Lines that hold the word "this" should be located and copied.

**STORED ROWS:**
▼
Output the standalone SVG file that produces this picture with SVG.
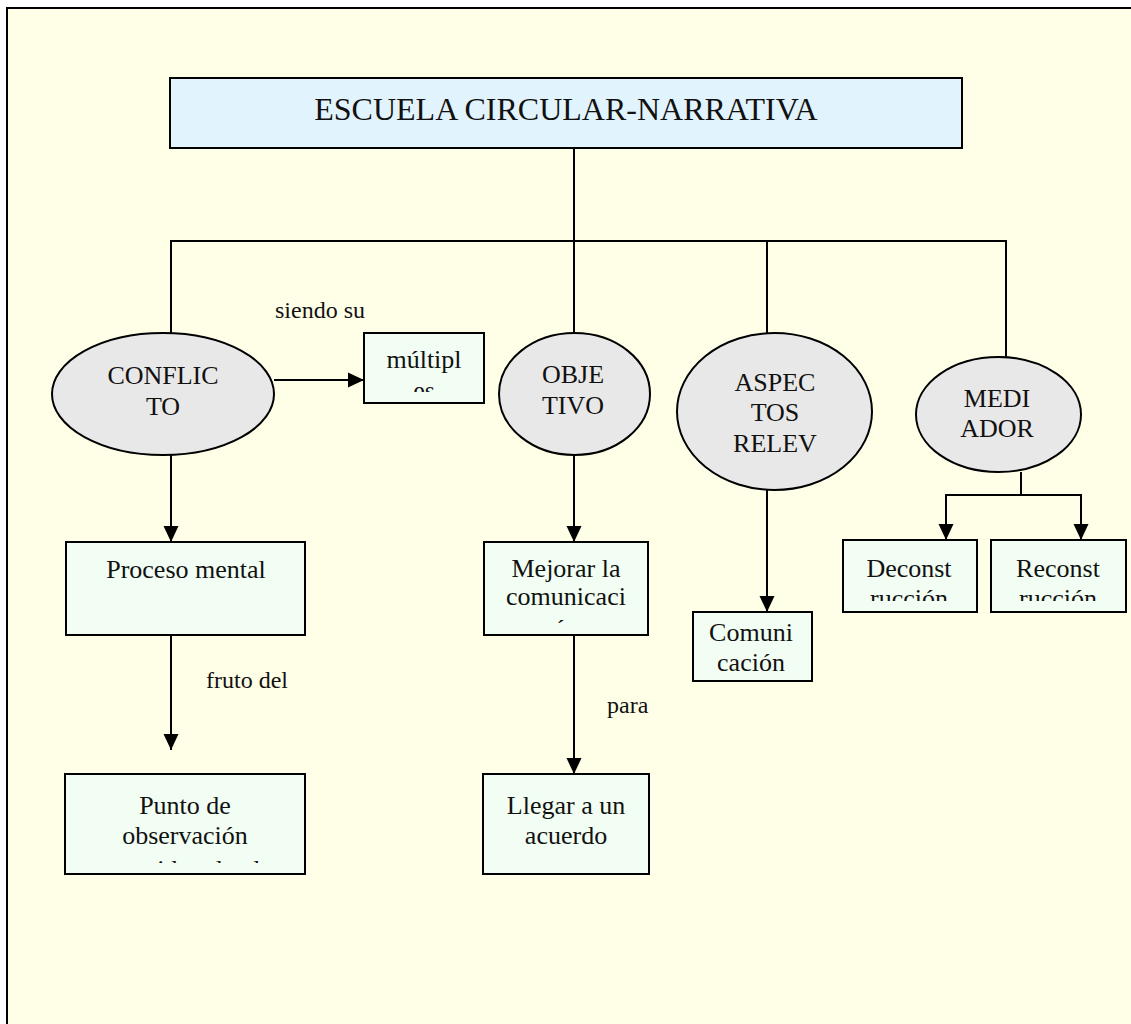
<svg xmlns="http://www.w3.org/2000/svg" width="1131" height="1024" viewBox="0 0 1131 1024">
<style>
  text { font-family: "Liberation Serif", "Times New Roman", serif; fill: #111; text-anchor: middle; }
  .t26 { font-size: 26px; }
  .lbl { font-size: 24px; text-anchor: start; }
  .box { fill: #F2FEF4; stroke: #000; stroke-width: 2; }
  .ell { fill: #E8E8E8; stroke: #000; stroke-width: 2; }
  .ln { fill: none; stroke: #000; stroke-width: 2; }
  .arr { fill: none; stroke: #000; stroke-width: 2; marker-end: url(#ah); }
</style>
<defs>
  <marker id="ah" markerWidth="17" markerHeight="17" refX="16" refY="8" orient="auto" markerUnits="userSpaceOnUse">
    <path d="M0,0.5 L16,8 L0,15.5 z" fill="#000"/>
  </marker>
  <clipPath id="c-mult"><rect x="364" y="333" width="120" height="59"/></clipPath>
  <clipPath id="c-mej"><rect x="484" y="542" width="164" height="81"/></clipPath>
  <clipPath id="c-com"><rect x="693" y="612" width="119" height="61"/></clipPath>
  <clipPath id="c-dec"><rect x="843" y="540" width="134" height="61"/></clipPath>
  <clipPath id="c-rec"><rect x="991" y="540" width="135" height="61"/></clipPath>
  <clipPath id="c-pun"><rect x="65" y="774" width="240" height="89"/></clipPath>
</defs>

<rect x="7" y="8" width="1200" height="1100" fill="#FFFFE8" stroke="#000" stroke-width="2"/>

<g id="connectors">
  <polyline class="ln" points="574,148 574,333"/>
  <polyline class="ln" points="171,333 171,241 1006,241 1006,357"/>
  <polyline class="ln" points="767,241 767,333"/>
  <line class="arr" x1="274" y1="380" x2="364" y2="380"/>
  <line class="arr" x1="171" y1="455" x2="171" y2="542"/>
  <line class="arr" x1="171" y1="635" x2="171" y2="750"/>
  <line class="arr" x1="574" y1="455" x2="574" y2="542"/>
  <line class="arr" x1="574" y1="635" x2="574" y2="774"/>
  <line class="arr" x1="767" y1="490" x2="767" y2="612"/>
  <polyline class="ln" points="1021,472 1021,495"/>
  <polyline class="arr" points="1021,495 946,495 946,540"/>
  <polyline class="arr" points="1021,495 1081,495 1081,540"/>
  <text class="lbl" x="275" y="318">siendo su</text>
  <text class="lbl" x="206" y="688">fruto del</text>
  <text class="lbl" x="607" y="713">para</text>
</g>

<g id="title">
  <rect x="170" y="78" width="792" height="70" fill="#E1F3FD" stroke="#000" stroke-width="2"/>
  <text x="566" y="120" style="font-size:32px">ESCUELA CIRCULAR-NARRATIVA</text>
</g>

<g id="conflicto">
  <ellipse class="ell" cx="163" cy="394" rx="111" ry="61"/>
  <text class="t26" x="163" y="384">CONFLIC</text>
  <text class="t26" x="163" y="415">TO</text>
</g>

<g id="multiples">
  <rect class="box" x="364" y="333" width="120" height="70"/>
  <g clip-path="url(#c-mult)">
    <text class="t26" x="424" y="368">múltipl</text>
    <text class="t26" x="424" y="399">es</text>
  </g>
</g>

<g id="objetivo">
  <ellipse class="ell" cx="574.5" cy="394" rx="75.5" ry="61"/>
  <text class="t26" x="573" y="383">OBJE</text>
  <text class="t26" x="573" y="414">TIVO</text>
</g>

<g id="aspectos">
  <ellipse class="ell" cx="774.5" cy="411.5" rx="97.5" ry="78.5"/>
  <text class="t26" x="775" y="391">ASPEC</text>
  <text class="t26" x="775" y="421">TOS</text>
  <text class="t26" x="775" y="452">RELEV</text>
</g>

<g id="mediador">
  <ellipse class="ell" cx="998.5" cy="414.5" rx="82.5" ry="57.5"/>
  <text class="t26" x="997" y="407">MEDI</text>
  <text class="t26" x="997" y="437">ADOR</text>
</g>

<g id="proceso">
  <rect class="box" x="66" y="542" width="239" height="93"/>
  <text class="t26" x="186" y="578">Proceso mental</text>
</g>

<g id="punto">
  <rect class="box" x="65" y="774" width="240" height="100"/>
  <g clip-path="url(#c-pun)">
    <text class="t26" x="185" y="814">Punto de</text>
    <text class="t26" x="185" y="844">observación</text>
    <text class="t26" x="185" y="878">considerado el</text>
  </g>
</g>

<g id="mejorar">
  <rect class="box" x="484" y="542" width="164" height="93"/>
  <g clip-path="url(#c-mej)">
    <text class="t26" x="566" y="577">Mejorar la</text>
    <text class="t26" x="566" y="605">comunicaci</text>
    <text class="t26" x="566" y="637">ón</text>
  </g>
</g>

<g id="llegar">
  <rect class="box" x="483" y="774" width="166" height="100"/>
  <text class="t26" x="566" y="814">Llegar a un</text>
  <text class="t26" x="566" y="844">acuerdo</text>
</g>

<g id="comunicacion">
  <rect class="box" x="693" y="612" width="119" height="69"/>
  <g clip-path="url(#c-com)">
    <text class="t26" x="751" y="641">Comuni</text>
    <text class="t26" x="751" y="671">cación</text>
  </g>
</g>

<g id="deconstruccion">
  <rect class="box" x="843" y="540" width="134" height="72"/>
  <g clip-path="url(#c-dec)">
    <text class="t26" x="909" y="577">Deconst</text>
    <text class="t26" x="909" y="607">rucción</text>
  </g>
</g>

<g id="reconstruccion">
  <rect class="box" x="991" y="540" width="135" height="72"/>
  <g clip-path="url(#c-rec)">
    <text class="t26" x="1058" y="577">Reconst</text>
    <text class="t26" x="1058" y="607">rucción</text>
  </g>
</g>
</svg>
▲
▼
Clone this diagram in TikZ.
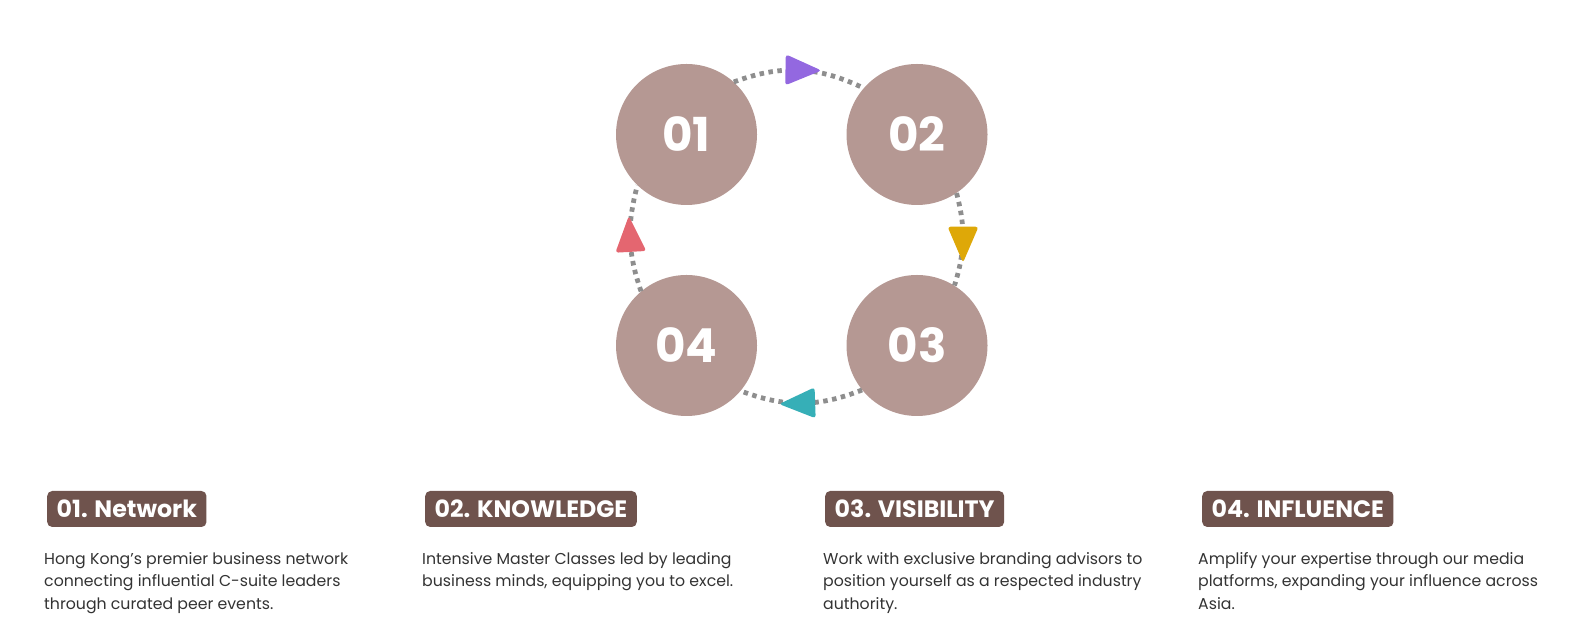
▲
**COMPLETED EXERCISE:**
Output the standalone SVG file that produces this picture with SVG.
Clone this diagram in TikZ.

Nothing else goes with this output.